======== SOURCE MATERIAL ========

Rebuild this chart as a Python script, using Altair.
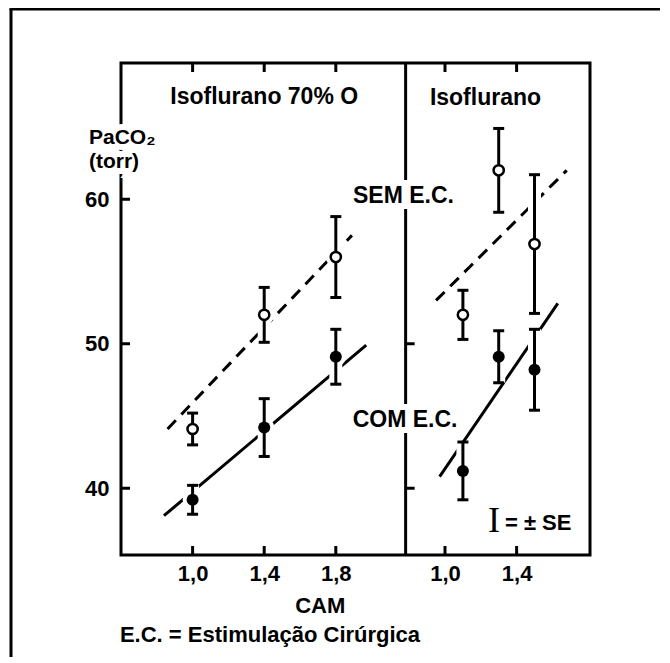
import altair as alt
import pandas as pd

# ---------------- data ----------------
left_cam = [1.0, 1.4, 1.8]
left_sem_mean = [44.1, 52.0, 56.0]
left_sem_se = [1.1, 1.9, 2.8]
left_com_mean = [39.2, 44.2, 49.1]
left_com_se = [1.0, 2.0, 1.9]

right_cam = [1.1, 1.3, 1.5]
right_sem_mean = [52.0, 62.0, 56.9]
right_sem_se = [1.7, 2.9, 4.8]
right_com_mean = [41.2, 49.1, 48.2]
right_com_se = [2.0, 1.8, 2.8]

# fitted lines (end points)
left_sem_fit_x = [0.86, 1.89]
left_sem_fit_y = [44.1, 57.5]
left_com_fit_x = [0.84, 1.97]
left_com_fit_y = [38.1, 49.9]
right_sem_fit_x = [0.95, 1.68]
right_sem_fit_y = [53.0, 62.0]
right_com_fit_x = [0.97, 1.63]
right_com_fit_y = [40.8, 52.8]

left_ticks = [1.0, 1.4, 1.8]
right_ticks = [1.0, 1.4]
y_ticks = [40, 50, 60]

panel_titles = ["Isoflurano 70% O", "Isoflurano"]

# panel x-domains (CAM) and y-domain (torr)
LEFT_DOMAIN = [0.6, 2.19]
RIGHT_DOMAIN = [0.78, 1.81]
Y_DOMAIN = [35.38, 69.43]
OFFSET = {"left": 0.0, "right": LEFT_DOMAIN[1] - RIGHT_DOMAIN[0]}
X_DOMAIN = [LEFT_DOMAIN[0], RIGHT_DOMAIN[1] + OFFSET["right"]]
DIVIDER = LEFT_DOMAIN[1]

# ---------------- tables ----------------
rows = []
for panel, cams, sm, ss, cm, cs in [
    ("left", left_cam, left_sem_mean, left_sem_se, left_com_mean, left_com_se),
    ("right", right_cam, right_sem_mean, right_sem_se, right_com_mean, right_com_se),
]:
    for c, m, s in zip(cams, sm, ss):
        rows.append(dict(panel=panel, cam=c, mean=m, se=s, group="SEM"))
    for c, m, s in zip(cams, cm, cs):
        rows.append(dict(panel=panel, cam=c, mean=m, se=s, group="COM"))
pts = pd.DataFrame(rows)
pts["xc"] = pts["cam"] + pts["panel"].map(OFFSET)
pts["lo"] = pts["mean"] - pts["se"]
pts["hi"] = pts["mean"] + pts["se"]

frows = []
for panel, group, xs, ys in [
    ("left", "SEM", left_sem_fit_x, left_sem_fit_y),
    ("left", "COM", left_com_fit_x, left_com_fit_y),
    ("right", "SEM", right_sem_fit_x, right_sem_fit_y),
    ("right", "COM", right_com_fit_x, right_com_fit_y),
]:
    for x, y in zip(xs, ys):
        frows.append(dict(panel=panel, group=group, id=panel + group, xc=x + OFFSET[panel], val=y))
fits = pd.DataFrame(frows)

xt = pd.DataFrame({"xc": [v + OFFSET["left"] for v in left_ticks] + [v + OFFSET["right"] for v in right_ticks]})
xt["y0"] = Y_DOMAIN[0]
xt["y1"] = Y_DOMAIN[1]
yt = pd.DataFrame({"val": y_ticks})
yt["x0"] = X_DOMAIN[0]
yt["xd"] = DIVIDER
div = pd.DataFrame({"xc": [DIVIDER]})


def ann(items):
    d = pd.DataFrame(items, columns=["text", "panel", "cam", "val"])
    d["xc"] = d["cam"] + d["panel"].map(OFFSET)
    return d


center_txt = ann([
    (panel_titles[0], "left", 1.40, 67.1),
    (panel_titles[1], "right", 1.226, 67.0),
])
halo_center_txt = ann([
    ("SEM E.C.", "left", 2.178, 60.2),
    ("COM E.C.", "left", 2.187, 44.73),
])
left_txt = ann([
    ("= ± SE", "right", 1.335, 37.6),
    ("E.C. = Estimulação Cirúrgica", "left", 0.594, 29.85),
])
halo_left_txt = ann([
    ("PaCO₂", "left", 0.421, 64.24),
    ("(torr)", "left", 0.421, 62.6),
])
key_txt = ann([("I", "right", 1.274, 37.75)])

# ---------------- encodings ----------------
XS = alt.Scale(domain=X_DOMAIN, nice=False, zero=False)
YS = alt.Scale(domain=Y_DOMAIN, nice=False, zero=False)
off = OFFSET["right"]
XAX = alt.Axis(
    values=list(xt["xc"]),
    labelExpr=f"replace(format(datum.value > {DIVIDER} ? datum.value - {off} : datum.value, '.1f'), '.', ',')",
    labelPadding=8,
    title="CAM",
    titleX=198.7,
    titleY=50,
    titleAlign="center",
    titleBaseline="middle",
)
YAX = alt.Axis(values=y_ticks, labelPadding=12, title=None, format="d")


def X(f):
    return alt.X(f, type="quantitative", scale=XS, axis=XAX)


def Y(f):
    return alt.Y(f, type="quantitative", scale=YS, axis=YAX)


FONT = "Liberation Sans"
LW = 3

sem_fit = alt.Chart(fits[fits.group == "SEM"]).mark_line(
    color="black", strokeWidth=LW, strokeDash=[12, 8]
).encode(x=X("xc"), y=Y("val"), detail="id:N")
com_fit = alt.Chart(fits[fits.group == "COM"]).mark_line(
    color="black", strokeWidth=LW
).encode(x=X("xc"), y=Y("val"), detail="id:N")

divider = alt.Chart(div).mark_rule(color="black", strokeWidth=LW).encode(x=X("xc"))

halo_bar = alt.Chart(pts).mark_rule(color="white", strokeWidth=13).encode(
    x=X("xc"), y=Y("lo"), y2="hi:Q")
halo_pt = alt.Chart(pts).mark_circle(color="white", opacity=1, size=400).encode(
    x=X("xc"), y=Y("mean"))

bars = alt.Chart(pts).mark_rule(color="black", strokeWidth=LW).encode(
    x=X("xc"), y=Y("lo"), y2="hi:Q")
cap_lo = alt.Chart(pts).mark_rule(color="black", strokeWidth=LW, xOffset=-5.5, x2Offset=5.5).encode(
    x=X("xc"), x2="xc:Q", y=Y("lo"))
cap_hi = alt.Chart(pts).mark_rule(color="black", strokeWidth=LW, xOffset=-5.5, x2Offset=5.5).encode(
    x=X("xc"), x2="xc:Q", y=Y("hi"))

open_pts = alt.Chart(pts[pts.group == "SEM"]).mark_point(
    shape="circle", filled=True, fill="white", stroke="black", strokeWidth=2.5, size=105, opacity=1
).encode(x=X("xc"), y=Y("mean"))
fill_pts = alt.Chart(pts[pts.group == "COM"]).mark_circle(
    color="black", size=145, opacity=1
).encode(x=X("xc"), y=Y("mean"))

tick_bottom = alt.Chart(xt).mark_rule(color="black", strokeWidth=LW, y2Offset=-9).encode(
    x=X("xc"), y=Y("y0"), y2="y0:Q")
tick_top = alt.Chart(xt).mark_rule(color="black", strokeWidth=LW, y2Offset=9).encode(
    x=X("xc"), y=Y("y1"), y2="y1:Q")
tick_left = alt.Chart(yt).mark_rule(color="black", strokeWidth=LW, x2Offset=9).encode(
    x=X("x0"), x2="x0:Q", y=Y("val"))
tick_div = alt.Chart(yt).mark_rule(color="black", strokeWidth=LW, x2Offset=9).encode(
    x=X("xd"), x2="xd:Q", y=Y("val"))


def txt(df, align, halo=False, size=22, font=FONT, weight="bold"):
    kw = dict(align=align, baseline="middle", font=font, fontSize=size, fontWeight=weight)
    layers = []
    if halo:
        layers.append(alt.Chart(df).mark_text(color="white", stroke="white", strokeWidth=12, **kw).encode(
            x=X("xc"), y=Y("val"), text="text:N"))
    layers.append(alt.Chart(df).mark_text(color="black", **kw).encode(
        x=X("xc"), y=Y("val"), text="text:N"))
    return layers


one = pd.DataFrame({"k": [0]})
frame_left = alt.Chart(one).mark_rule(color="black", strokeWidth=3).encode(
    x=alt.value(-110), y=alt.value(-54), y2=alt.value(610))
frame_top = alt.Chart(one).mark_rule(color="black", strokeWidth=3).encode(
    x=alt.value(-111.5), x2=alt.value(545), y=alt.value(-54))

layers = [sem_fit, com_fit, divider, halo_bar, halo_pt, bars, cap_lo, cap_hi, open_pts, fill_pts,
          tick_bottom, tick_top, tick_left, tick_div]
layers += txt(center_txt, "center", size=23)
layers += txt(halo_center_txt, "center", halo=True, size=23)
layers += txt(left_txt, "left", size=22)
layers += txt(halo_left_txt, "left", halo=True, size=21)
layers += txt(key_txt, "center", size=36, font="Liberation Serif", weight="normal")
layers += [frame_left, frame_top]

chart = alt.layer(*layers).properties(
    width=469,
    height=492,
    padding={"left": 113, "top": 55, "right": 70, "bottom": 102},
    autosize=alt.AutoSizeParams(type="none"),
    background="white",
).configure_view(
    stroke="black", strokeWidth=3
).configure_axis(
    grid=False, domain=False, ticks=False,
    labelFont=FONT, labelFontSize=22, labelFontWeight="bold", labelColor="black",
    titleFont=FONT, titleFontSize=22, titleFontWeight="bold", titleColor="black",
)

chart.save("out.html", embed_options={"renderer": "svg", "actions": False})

========

## [REQUIRED TASK]
Take the lines from the start of the material to the line with "DIVIDER = LEFT_DOMAIN[1]", both included, and transcribe them exactly without the pictures.

## [ANSWER TO THIS TASK]
Rebuild this chart as a Python script, using Altair.
import altair as alt
import pandas as pd

# ---------------- data ----------------
left_cam = [1.0, 1.4, 1.8]
left_sem_mean = [44.1, 52.0, 56.0]
left_sem_se = [1.1, 1.9, 2.8]
left_com_mean = [39.2, 44.2, 49.1]
left_com_se = [1.0, 2.0, 1.9]

right_cam = [1.1, 1.3, 1.5]
right_sem_mean = [52.0, 62.0, 56.9]
right_sem_se = [1.7, 2.9, 4.8]
right_com_mean = [41.2, 49.1, 48.2]
right_com_se = [2.0, 1.8, 2.8]

# fitted lines (end points)
left_sem_fit_x = [0.86, 1.89]
left_sem_fit_y = [44.1, 57.5]
left_com_fit_x = [0.84, 1.97]
left_com_fit_y = [38.1, 49.9]
right_sem_fit_x = [0.95, 1.68]
right_sem_fit_y = [53.0, 62.0]
right_com_fit_x = [0.97, 1.63]
right_com_fit_y = [40.8, 52.8]

left_ticks = [1.0, 1.4, 1.8]
right_ticks = [1.0, 1.4]
y_ticks = [40, 50, 60]

panel_titles = ["Isoflurano 70% O", "Isoflurano"]

# panel x-domains (CAM) and y-domain (torr)
LEFT_DOMAIN = [0.6, 2.19]
RIGHT_DOMAIN = [0.78, 1.81]
Y_DOMAIN = [35.38, 69.43]
OFFSET = {"left": 0.0, "right": LEFT_DOMAIN[1] - RIGHT_DOMAIN[0]}
X_DOMAIN = [LEFT_DOMAIN[0], RIGHT_DOMAIN[1] + OFFSET["right"]]
DIVIDER = LEFT_DOMAIN[1]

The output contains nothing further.